-- Start of RECORD SET --

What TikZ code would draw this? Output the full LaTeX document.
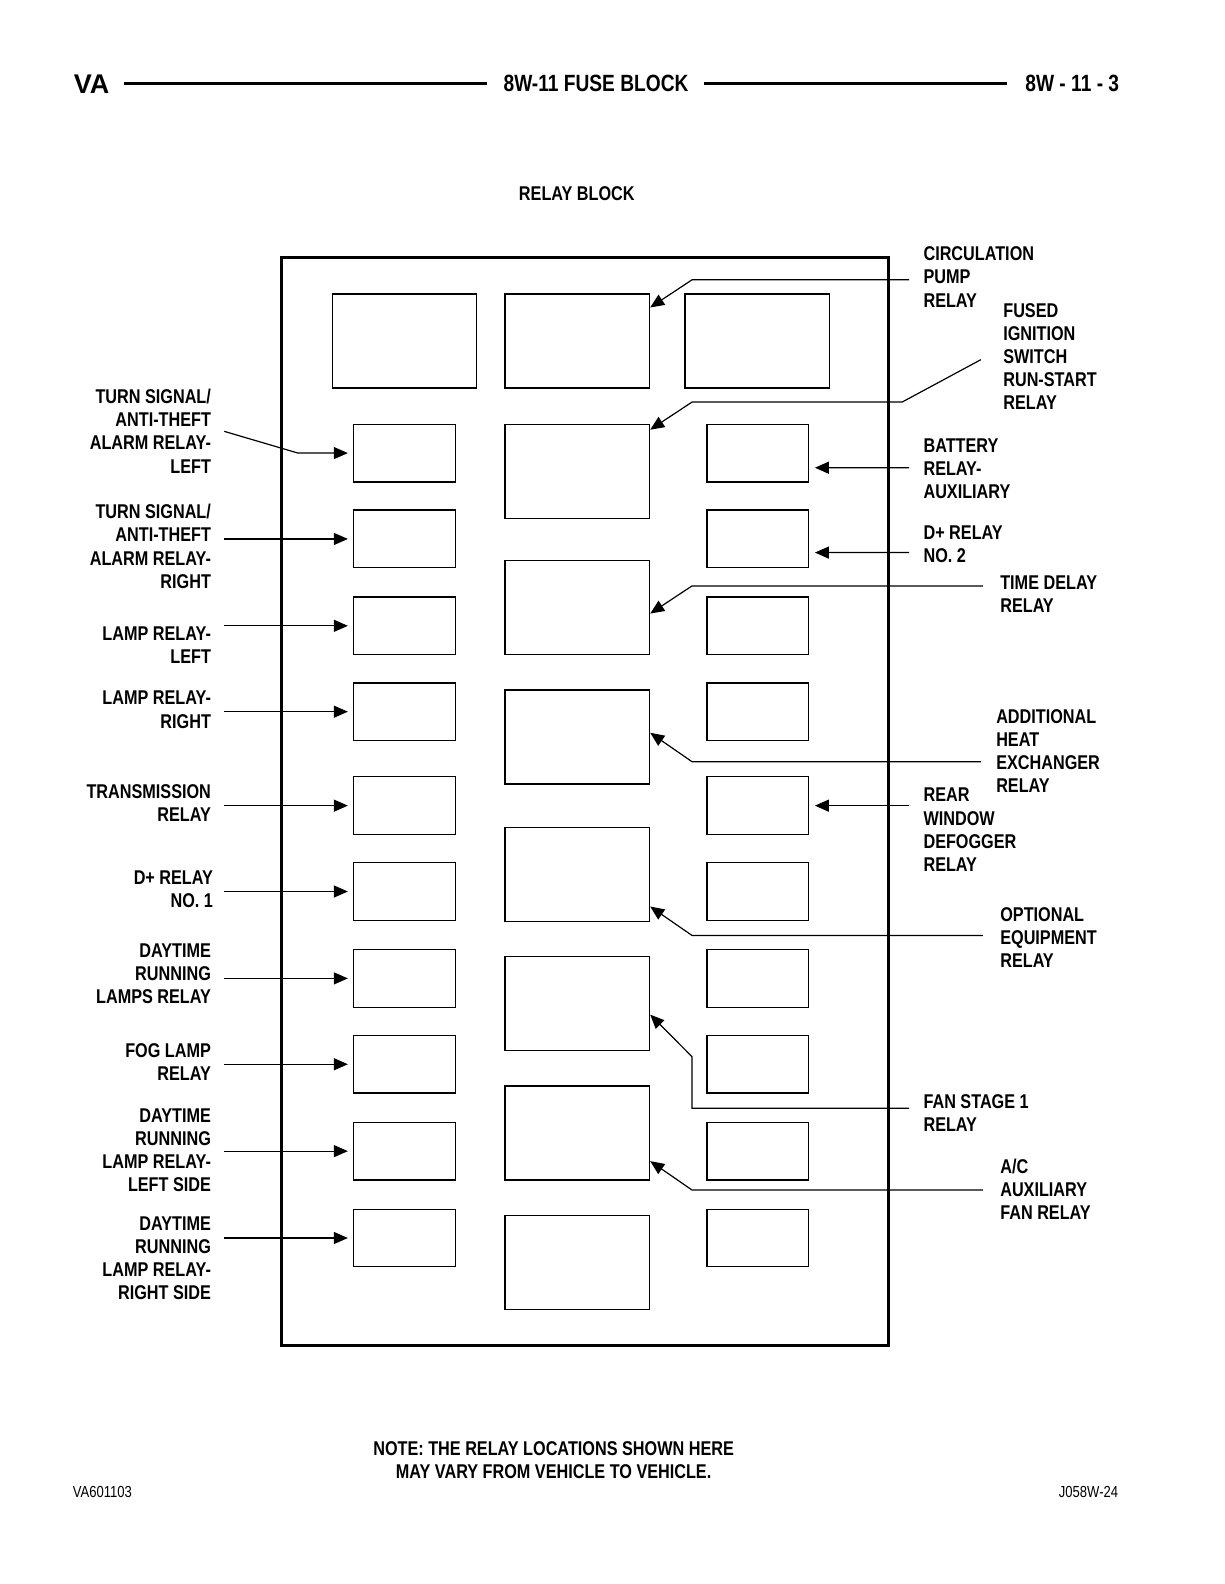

-- End of RECORD SET --
-- Start of RECORD SET --

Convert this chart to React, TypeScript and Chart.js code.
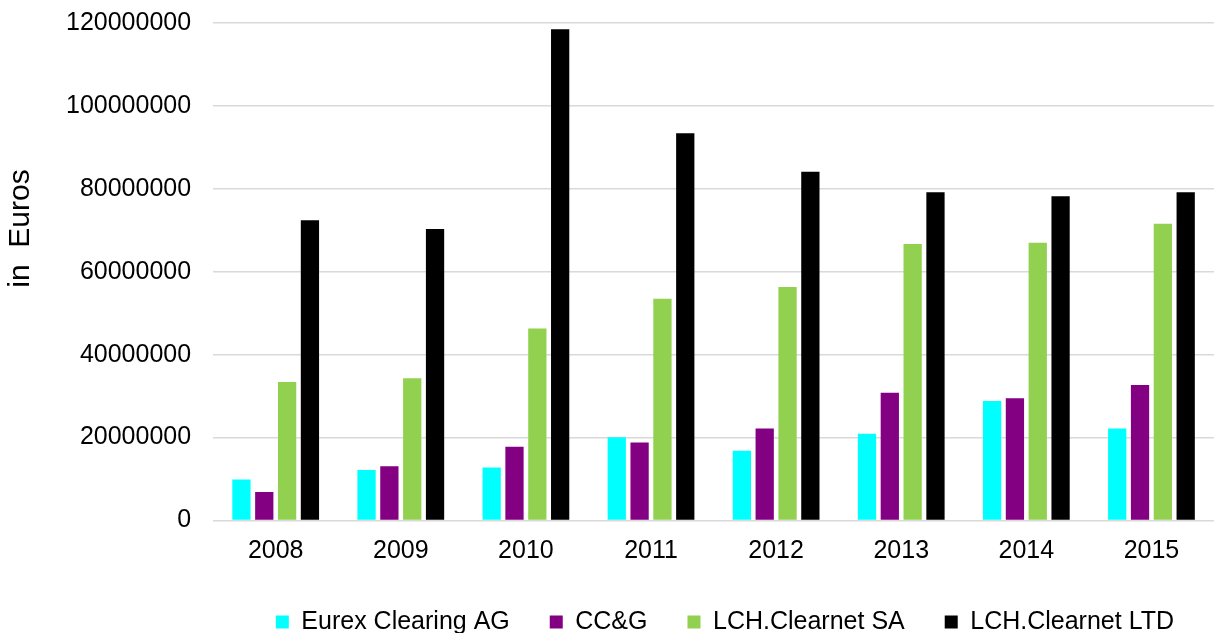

-- End of RECORD SET --
-- Start of RECORD SET --

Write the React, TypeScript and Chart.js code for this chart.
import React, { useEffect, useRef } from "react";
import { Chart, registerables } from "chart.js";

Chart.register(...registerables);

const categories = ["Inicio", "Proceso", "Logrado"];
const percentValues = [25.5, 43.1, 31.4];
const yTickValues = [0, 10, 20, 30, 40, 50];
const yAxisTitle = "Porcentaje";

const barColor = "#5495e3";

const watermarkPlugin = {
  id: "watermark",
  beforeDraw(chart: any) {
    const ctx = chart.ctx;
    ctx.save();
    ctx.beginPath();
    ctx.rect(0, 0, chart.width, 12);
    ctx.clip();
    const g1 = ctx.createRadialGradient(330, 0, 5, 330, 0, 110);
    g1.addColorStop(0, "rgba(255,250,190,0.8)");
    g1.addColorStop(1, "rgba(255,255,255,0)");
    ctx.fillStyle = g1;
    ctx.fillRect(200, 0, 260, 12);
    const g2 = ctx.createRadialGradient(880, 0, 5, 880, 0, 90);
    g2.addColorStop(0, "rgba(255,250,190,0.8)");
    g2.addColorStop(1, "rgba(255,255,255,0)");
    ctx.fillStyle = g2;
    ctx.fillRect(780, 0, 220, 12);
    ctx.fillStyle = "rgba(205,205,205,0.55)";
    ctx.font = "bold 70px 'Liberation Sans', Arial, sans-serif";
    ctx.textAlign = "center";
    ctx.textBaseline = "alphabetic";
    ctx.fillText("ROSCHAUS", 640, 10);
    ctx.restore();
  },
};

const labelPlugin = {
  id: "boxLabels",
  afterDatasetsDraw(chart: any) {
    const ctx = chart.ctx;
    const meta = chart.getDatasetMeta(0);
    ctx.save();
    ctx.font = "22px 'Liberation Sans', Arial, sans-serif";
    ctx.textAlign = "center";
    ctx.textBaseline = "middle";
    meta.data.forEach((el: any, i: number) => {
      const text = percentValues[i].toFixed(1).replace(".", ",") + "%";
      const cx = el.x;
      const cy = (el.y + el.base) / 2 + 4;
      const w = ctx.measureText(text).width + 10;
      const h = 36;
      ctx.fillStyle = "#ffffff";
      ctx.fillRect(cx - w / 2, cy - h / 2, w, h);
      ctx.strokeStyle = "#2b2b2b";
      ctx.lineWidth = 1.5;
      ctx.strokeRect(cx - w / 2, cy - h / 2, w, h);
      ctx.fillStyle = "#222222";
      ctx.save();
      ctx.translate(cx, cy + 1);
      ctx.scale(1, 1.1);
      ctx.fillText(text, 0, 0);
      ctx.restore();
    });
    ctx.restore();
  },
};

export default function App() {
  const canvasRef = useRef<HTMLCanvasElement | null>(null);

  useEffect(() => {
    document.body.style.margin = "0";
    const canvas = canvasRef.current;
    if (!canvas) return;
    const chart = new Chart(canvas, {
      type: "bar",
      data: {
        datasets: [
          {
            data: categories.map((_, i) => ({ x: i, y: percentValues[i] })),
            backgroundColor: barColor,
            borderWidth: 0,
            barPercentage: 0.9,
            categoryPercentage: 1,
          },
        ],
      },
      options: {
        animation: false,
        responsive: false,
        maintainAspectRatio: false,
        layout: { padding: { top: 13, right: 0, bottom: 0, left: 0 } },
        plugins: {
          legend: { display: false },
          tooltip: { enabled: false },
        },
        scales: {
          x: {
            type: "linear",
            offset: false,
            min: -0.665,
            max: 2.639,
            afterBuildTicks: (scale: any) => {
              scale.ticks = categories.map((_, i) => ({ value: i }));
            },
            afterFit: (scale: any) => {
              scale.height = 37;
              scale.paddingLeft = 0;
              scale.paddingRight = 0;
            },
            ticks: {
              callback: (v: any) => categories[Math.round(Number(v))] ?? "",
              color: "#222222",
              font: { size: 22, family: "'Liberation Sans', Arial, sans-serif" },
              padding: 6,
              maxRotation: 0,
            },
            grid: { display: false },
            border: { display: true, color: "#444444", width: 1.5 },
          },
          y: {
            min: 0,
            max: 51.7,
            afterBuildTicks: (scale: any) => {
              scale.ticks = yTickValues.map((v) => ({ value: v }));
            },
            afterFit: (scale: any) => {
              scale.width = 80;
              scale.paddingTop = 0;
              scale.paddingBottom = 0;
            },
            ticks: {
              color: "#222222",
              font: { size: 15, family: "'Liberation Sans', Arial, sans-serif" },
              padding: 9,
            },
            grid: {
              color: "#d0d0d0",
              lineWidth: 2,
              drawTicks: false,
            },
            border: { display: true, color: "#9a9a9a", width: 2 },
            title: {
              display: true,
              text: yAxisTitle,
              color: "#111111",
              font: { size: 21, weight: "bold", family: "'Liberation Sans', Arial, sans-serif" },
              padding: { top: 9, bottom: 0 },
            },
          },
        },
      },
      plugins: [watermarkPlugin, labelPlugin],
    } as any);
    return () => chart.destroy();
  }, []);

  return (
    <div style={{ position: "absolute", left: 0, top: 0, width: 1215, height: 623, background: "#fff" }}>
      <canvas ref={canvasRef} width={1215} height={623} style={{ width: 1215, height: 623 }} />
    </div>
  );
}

-- End of RECORD SET --

_PROBLEM DETAILS_
Reproduce, exactly as written, the stretch of lines whose first line is the one with "Write the React, TypeScript" and whose last line is the one with "Chart.register(...registerables);".

_OUTPUT OF THE EXERCISE_
Write the React, TypeScript and Chart.js code for this chart.
import React, { useEffect, useRef } from "react";
import { Chart, registerables } from "chart.js";

Chart.register(...registerables);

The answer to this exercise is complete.